'''

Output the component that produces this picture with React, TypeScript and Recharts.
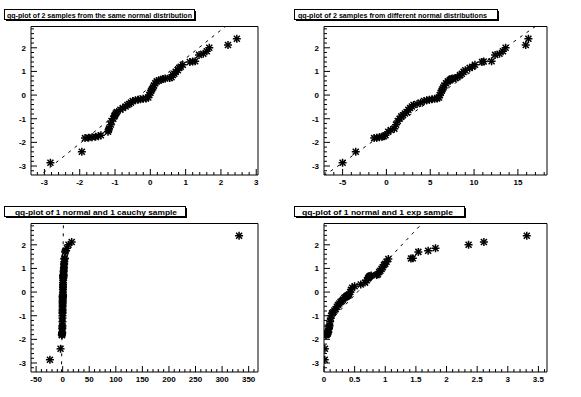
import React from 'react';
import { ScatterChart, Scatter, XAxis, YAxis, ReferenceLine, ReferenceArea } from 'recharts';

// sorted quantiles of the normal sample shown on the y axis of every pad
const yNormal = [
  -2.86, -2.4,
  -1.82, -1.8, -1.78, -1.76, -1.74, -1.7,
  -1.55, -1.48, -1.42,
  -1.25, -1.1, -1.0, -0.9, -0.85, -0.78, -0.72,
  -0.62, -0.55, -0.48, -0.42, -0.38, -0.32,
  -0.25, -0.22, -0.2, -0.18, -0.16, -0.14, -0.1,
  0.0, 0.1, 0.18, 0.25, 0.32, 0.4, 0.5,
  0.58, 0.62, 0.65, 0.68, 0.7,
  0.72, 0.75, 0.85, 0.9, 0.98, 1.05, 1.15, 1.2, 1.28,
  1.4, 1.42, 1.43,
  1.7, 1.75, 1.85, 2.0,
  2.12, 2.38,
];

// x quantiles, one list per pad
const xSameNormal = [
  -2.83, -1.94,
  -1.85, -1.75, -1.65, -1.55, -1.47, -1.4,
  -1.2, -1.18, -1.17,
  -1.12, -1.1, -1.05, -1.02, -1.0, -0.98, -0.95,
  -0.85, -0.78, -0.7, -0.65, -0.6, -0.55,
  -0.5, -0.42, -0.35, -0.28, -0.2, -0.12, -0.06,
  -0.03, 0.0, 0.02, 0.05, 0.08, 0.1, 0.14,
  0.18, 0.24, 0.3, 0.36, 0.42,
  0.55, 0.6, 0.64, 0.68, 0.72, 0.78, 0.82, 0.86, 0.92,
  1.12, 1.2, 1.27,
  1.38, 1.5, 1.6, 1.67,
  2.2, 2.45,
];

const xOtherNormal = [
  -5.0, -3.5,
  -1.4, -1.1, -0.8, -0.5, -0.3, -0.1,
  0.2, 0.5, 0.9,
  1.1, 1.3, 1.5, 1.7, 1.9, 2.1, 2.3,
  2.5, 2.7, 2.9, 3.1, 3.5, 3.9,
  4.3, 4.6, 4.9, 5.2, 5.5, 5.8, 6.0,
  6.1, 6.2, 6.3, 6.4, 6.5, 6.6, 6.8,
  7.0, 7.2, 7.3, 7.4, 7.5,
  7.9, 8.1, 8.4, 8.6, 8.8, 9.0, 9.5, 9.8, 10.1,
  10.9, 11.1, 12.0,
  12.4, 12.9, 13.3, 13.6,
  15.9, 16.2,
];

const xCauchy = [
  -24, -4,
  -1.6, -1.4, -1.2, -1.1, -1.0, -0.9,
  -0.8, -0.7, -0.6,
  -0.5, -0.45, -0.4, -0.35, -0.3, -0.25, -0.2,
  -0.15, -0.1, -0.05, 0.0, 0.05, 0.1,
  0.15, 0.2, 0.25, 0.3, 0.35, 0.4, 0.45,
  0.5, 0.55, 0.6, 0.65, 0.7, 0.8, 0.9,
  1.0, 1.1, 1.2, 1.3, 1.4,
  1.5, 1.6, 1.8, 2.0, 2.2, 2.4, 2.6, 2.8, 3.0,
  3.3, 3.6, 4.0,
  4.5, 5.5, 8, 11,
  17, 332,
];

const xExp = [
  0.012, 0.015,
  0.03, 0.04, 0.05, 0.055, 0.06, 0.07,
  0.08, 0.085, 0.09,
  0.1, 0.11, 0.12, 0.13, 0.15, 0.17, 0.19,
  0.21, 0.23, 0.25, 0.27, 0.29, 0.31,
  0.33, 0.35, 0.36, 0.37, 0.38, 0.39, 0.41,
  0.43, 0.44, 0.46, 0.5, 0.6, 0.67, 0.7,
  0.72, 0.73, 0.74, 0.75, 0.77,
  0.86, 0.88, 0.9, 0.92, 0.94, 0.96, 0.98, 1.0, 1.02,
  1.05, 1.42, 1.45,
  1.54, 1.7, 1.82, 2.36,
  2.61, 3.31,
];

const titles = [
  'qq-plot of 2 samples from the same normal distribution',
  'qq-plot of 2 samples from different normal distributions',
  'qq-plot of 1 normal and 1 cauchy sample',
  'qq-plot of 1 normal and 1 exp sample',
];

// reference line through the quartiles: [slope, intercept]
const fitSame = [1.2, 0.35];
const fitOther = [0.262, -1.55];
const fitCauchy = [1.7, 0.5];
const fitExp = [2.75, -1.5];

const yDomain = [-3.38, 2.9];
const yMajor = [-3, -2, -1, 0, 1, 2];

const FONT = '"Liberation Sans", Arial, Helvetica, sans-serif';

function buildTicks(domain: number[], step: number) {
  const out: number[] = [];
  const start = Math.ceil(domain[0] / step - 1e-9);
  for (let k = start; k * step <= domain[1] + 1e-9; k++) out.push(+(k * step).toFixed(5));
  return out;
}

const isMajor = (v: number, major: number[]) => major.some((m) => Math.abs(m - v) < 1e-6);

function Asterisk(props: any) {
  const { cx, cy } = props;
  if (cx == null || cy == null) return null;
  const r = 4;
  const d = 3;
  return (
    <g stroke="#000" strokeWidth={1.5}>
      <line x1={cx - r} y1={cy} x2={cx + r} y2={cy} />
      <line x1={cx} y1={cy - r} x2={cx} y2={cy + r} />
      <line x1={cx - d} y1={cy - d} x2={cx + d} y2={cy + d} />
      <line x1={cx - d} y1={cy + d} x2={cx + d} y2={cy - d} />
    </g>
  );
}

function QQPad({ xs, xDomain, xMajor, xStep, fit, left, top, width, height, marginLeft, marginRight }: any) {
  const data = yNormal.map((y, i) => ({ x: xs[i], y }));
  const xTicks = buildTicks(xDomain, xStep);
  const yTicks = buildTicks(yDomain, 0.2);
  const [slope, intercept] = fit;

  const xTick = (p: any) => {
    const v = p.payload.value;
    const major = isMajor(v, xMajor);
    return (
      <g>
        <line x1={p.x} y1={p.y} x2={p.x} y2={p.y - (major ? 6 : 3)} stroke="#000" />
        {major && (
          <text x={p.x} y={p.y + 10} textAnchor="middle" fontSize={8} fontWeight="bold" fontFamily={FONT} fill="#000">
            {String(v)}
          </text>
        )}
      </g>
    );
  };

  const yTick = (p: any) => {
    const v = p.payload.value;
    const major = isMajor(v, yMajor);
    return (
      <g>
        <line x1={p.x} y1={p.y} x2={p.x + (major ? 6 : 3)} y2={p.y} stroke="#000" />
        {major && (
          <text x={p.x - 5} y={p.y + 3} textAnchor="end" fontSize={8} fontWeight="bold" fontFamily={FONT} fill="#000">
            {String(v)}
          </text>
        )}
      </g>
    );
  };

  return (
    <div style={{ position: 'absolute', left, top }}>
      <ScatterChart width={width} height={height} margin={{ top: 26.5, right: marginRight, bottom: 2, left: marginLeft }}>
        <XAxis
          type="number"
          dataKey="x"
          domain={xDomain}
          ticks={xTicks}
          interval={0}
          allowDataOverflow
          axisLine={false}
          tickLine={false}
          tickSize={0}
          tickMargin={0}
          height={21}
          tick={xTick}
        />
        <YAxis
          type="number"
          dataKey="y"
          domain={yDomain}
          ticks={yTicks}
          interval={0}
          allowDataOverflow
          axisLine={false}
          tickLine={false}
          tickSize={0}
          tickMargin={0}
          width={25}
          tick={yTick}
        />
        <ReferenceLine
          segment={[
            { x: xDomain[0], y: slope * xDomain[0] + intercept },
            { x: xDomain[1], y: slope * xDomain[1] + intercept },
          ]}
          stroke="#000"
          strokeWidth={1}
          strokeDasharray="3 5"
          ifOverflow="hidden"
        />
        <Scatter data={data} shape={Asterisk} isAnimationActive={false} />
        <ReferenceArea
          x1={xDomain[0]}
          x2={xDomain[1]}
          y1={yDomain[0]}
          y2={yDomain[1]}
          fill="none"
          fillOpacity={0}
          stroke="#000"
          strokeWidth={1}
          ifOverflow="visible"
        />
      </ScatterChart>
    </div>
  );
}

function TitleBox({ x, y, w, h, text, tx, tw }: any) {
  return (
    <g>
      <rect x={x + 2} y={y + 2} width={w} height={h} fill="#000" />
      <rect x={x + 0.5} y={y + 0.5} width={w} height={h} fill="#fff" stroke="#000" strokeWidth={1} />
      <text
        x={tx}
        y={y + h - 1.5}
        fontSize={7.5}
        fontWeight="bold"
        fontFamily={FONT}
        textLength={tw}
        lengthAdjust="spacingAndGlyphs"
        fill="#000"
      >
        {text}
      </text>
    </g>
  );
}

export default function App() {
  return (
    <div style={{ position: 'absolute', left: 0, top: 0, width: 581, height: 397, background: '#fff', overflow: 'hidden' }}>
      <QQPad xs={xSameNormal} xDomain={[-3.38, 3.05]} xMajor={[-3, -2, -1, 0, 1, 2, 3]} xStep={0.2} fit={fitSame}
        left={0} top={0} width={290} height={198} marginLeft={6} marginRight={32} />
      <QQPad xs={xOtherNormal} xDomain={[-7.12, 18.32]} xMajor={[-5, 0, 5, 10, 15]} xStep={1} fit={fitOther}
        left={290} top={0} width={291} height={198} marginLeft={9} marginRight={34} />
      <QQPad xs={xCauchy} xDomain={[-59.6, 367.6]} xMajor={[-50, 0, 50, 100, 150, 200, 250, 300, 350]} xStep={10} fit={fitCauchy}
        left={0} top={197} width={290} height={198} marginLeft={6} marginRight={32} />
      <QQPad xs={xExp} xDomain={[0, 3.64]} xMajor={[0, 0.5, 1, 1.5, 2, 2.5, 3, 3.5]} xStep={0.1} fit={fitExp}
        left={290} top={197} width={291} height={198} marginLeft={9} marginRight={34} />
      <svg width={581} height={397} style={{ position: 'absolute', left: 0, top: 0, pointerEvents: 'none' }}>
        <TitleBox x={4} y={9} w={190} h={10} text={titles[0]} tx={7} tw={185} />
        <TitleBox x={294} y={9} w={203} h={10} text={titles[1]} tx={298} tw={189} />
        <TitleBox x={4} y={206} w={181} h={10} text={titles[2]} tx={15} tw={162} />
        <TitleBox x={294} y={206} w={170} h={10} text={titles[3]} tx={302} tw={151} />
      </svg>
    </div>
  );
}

'''
'''

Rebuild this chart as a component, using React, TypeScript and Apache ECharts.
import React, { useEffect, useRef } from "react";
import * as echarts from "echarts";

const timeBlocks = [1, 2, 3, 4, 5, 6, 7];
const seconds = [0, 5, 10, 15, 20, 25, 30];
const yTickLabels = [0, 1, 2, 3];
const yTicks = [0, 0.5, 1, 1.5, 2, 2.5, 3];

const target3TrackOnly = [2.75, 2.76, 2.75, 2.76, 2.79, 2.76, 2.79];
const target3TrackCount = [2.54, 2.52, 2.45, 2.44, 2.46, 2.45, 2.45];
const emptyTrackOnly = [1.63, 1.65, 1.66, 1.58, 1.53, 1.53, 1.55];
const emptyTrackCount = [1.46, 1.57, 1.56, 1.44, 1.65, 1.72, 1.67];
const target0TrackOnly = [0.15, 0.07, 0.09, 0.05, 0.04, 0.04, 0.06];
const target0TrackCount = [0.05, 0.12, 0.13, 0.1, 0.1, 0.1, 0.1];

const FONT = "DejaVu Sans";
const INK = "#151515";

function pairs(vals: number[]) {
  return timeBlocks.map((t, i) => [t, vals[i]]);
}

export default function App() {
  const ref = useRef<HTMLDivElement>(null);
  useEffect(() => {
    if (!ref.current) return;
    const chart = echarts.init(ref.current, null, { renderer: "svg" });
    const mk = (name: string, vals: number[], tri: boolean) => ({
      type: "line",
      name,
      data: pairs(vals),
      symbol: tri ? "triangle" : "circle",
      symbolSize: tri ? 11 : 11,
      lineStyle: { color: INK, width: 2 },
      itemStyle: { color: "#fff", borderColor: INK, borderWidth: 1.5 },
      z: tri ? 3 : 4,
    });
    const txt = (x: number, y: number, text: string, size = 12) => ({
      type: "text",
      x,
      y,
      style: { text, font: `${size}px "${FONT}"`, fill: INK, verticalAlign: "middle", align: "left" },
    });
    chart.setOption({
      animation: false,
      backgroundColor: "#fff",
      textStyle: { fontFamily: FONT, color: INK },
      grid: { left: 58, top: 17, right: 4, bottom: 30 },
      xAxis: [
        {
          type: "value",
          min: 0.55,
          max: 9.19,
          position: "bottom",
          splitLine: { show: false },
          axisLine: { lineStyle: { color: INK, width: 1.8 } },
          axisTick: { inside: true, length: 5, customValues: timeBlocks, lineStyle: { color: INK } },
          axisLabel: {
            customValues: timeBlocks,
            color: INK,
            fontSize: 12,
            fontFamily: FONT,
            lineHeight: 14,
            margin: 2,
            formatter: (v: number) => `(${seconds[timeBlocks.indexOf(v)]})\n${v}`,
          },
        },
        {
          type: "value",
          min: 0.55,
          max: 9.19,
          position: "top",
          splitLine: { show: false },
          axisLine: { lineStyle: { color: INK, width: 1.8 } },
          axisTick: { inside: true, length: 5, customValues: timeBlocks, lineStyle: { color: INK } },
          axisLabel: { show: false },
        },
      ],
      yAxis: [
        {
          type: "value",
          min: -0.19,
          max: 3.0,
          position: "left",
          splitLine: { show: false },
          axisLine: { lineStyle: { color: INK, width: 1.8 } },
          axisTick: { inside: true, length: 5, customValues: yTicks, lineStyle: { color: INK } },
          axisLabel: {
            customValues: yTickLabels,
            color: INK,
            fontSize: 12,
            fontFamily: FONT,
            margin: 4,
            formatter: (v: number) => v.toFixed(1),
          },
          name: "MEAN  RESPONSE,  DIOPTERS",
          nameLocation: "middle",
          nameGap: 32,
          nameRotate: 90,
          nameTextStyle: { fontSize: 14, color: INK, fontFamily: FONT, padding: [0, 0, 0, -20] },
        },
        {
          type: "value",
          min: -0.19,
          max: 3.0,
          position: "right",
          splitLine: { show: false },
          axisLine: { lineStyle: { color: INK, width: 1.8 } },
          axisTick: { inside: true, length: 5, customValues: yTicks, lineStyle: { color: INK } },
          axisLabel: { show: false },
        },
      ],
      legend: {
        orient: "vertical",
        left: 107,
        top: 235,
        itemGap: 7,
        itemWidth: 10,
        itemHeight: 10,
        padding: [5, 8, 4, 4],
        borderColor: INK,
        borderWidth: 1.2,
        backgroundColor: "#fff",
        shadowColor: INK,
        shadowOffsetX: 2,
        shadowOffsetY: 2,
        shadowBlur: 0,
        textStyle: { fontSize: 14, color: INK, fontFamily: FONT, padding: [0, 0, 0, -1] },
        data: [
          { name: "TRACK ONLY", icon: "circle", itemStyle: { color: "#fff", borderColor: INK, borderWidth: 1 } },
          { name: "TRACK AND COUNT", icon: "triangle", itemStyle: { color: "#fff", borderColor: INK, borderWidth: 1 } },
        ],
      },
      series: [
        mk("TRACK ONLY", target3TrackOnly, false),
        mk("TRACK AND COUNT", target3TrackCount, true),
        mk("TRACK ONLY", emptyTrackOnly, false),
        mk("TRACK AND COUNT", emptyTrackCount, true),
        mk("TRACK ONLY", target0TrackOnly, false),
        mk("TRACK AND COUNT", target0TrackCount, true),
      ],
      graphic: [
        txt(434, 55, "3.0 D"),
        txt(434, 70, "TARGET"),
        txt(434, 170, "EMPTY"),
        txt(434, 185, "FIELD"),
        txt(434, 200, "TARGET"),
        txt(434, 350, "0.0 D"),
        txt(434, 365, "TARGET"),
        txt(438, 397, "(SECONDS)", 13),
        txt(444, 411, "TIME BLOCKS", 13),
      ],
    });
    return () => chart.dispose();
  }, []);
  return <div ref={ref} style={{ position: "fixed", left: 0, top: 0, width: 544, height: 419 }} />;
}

'''

**EXERCISE**:
Write out again exactly the lines above from the one with "Output the component" through the one with "YAxis, ReferenceLine, ReferenceArea", adding no other lines and no pictures.

**RESPONSE BELOW**:
Output the component that produces this picture with React, TypeScript and Recharts.
import React from 'react';
import { ScatterChart, Scatter, XAxis, YAxis, ReferenceLine, ReferenceArea } from 'recharts';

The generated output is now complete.